Total ($, Millions) Operating ($, Millions)
2005 14 11.2
2006 14.2 11.4
2007 16.236 11.286
2008 16.53 13.08
2009 17.959 12.909
2010 17.959 13.409
2011 16.3 13.05
2012 11.5 8.75
2013 11 8.3
2014 10 8.1
2015 10 8.1
2016 9.6 8.1
2017 9.6 8.2
2018 10.1 8.6
2019 9.2 7.95
 Total ($, Millions)Operating ($, Millions)

A rough calculation of regular EAC expenses shows quite how quickly $7.95 million goes. The EAC must fund its Office of Inspector General ($1 million); the Election Administration and Voting Survey ($900,000); and the salaries and benefits of the six statutory employees, including four commissioners, executive director, and general counsel ($1.2 million). The remaining $5 million has to cover rent for office space, the disbursement and monitoring of federal election security grants, the voting system testing and certification program, the meetings of the EAC Board of Advisors, EAC Standards Board, and Technical Guidelines Development Committee as well as all other staff salaries. It’s not enough to do the job.

The Senate and House of Representatives are far apart on the appropriate level of funding for the EAC. The House-passed appropriations bill would provide the agency about $12.5 million in operating funds for 2020. The companion appropriations bill in the Senate would only provide about $8.1 million. Congress must get to the higher end of that range.

I concede that EAC has done itself no favors. The commission has been embroiled in litigation on different fronts and has been unable to update voting system guidelines in a substantial way since 2007. And it will likely enter 2020 without an executive director or general counsel, two positions that become vacant this week after the incumbents’ four-year terms expire.  The EAC’s clearinghouse function, which could add so much value to the field, has not yet performed as expected.

Yet, Congress has exacerbated the problems. Long vacancies on the commission have left the agency without a quorum for more than a quarter of its existence, including a nearly 10-year vacancy in one of the commissioner roles, and less than a third of the time have all four commissioner seats been filled. The level of funding over the past seven years makes it difficult to recruit and retain staff, who know they will be asked to serve in many different capacities.

A functioning and funded EAC would be a real value add for election officials:

  • The turnover in local election administration is high. The EAC’s clearinghouse would supplement the efforts states make to train new election administrators quickly at a cost saving to the states.
  • The EAC has a unique ability to view the entire election landscape across the country.
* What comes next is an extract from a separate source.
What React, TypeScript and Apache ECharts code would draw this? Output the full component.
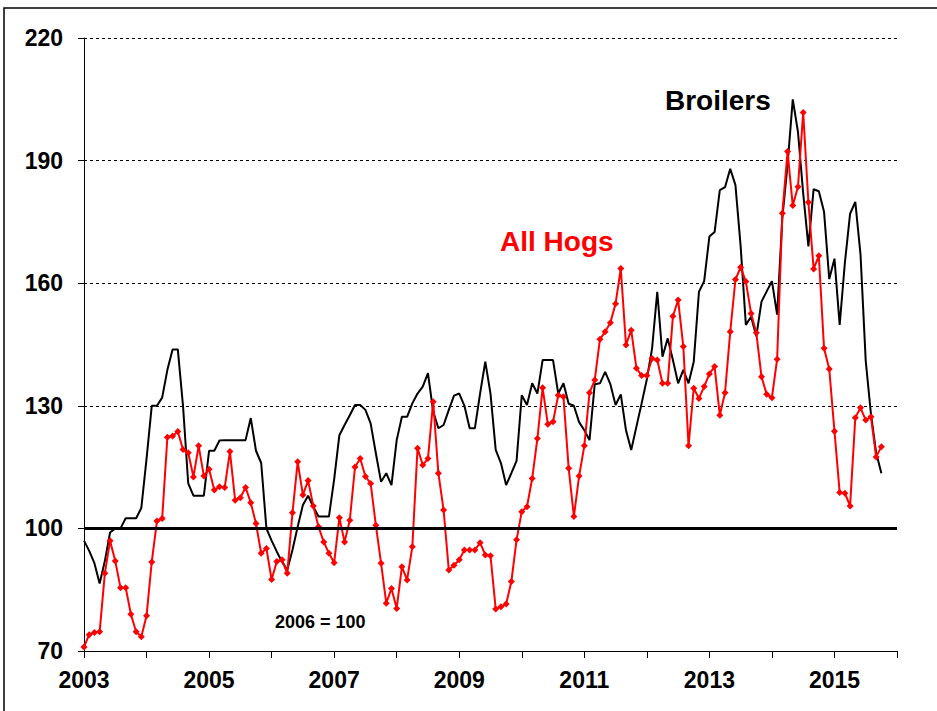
import React, { useEffect, useRef } from "react";
import * as echarts from "echarts";

// Monthly index values (2006 = 100), Jan 2003 .. Oct 2015
const startYear = 2003;

const broilers = [
  97, 94.5, 91.5, 86.5, 92, 99, 100, 100, 102.5, 102.5, 102.5, 105,
  117, 130, 130, 132, 138.8, 143.8, 143.8, 130, 111, 108, 108, 108,
  119, 119, 121.5, 121.6, 121.6, 121.6, 121.6, 121.6, 127, 119, 116, 100,
  97, 94.3, 91.8, 89.8, 94.7, 100.4, 105.7, 108, 105.3, 102.9, 102.9, 102.9,
  112, 122.8, 125.3, 127.7, 130.2, 130.2, 129, 125.7, 118.4, 111.4, 113.5, 110.6,
  121.6, 127.3, 127.3, 130.6, 133, 134.7, 138, 128.6, 124.5, 125.3, 129, 132.5,
  133, 130, 124.5, 124.5, 133, 140.8, 133, 119.2, 116, 110.6, 113.5, 116.5,
  132.6, 130.2, 135.5, 133, 141.2, 141.2, 141.2, 133, 135.5, 130.5, 130, 126,
  124, 121.6, 135.3, 135.5, 138.3, 135.3, 130.2, 132.8, 124, 119.2, 124.9, 130.6,
  136.5, 144, 157.9, 142, 146.5, 141.2, 135.5, 138.8, 135.5, 140.8, 157.9, 160.5,
  171.4, 172.5, 182.8, 183.5, 188, 184, 169, 149.8, 151.8, 147, 155.5, 158,
  160.5, 152.3, 176, 189, 205, 197, 182, 169, 183, 182.5, 177.5, 161,
  166, 149.8, 165, 177, 179.9, 167, 141, 128, 118.5, 113.5,
];

const allHogs = [
  71, 74, 74.5, 74.7, 89, 97, 92, 85.5, 85.5, 79, 74.7, 73.5,
  78.6, 91.8, 101.8, 102.4, 122.3, 122.6, 123.7, 119.3, 118.5, 112.6, 120.2, 112.8,
  114.5, 109.4, 110.2, 110, 118.8, 106.9, 107.5, 110, 106.3, 101.2, 93.9, 95.1,
  87.5, 91.9, 92.3, 89, 103.8, 116.3, 108.2, 111.7, 105.5, 100.4, 96.7, 93.9,
  91.6, 102.6, 96.7, 102, 115, 117.1, 112.7, 111, 100.8, 91.5, 81.7, 85.3,
  80.4, 90.6, 87.4, 95.5, 119.6, 115.5, 117.1, 131, 113.5, 104.5, 89.8, 91,
  92.3, 94.7, 94.7, 94.7, 96.5, 93.5, 93.3, 80.3, 80.8, 81.5, 87, 97.2,
  104.1, 105.3, 112.2, 122, 134.4, 125.5, 126.1, 132.6, 132.2, 114.7, 102.9, 112.8,
  120.2, 133.2, 136.3, 146.3, 148.1, 150.3, 155, 163.6, 144.9, 148.5, 139.2, 137.4,
  137.4, 141.6, 141.2, 135.5, 135.5, 151.9, 155.9, 144.5, 120.2, 134.3, 131.8, 134.7,
  137.8, 139.6, 127.7, 133.2, 148.1, 160.9, 163.9, 160.4, 152.6, 147.9, 137.1, 132.8,
  132, 141.4, 177.1, 192.2, 179, 183.6, 201.8, 179.8, 163.5, 166.7, 144.1, 139,
  123.8, 108.8, 108.6, 105.5, 127.1, 129.5, 126.5, 127.3, 117.5, 120,
];

const yTicks = [70, 100, 130, 160, 190, 220];
const xLabels = ["2003", "2005", "2007", "2009", "2011", "2013", "2015"];
const baseValue = 100;

const toPairs = (vals: number[]) => vals.map((v, i) => [startYear + i / 12, v]);

export default function App() {
  const ref = useRef<HTMLDivElement>(null);

  useEffect(() => {
    if (!ref.current) return;
    const chart = echarts.init(ref.current, undefined, { renderer: "svg" });
    const tickFont = {
      fontFamily: "'Liberation Sans', Arial, sans-serif",
      fontWeight: "bold" as const,
      fontSize: 23,
      color: "#000",
    };
    chart.setOption({
      animation: false,
      backgroundColor: "#fff",
      grid: { left: 84, top: 38, right: 40, bottom: 60, containLabel: false },
      xAxis: {
        type: "value",
        min: 2003,
        max: 2016,
        interval: 1,
        axisLine: { show: true, lineStyle: { color: "#000", width: 1 } },
        axisTick: { show: true, inside: false, length: 7, lineStyle: { color: "#000" } },
        splitLine: { show: false },
        axisLabel: {
          ...tickFont,
          margin: 17,
          showMaxLabel: true,
          formatter: (v: number) => (xLabels.includes(String(v)) ? String(v) : ""),
        },
      },
      yAxis: {
        type: "value",
        min: yTicks[0],
        max: yTicks[yTicks.length - 1],
        interval: 30,
        axisLine: { show: true, lineStyle: { color: "#000", width: 1 } },
        axisTick: { show: true, inside: false, length: 6, lineStyle: { color: "#000" } },
        splitLine: { show: true, lineStyle: { color: "#000", type: [3, 3], width: 1 } },
        axisLabel: { ...tickFont, margin: 21 },
      },
      series: [
        {
          name: "Broilers",
          type: "line",
          data: toPairs(broilers),
          showSymbol: false,
          symbol: "none",
          lineStyle: { color: "#000", width: 2 },
          itemStyle: { color: "#000" },
          z: 3,
          markLine: {
            silent: true,
            symbol: ["none", "none"],
            label: { show: false },
            lineStyle: { color: "#000", width: 3, type: "solid" },
            data: [{ yAxis: baseValue }],
          },
        },
        {
          name: "All Hogs",
          type: "line",
          data: toPairs(allHogs),
          symbol: "diamond",
          symbolSize: 7,
          showSymbol: true,
          lineStyle: { color: "#ff0000", width: 2 },
          itemStyle: { color: "#ff0000" },
          z: 4,
        },
      ],
      graphic: [
        {
          type: "rect",
          shape: { x: 4, y: 8, width: 1200, height: 1200 },
          style: { fill: "none", stroke: "#000", lineWidth: 1.5 },
          silent: true,
        },
        {
          type: "text",
          x: 665,
          y: 100,
          style: {
            text: "Broilers",
            fill: "#000",
            font: "bold 28px 'Liberation Sans', Arial, sans-serif",
            textAlign: "left",
            textVerticalAlign: "middle",
          },
        },
        {
          type: "text",
          x: 500,
          y: 241,
          style: {
            text: "All Hogs",
            fill: "#ff0000",
            font: "bold 28px 'Liberation Sans', Arial, sans-serif",
            textAlign: "left",
            textVerticalAlign: "middle",
          },
        },
        {
          type: "text",
          x: 275,
          y: 622,
          style: {
            text: "2006 = 100",
            fill: "#000",
            font: "bold 18px 'Liberation Sans', Arial, sans-serif",
            textAlign: "left",
            textVerticalAlign: "middle",
          },
        },
      ],
    });
    return () => chart.dispose();
  }, []);

  return (
    <div
      ref={ref}
      style={{ position: "absolute", left: 0, top: 0, width: 937, height: 711 }}
    />
  );
}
The commissioners and staff should be sharing lessons learned from policy development and implementation in one state with policymakers and administrators in all the other states to improve the voting experience. The commission can also be a better resource for officials in the administration and Congress on the development of federal election policy.
  • Election security is currently key priority of the Department of Homeland Security, which designated elections as critical infrastructure in 2017. Unlike other critical infrastructure designations, the elections designation was made at the secretary level and not in law. While DHS may be making efforts in 2019 and 2020 to connect federal resources to state and local administrators, future DHS secretaries with other priorities may do the same. The EAC is the only federal agency whose mission is to support election administration across the country.
  • EAC’s data collection and analysis program helps administrators and policymakers understand the electorate in context. Additional focus on research that helps everyone understand U.S. election administration would lead to better policy development.
  • Voting systems must be tested against rigorous standards. The manufacturers are ready to build state-of-the art voting systems once they have a clear understanding of federal standards coming from the EAC.

The EAC needs one more chance to prove its value to the field. It has a full complement of commissioners and national attention. Congress must provide the appropriate level of funding that allows the commission to perform its duties well.